Kita tak saling memikirkan, namun saling merindukan.
Sebab kerinduan teramat jujur hingga tak mampu membuat alasan.
Alasan kerinduan adalah rindu itu sendiri.
***

Kami pun menutup sore nan manis, semanis reguk-reguk kopi kami yang mulai dingin dicuri senja, dengan sajak terakhir dari 'Percakapan Diam-Diam':

Tiga Sajak Kecil yang Kutulis Sebagai Surat Cinta

(1)
Aku
Tingkap jendela
'Percakapan Diam-Diam' pada suatu sore nan teduh di Bochum
Menunggu cahaya
Datang memberi nama
Pada Warna

(2)
Engkau
Cahaya, tanpa nama
Menyapa
Tanpa kata
Tanpa swara

(3)
Kita
Hanyalah kecil ruang
Menjamu cahaya
Meramu warna
Dan, menamainya: Cinta
***

Bochum, 7 Mei 2013

Catatan kaki:
Terima kasih Mas @lelakibudiman dan Pak Koskow, yang telah mempersembahkan karya unik nan indah.
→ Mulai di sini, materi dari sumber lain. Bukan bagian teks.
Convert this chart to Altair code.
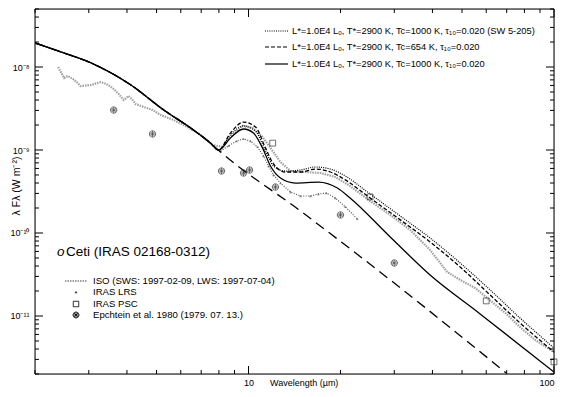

Saya menantikan karya-karya selanjutnya. ‘Adik’ sang ‘Percakapan Diam-Diam’ di tan kinira, ‘Teman Merawat Percakapan’ sudah sampai dengan selamat di London, ia akan ikut berpetualang bersama sahabat saya ke Belanda, Perancis dan Swiss, sebelum kami bertemu musim panas nanti di Jerman.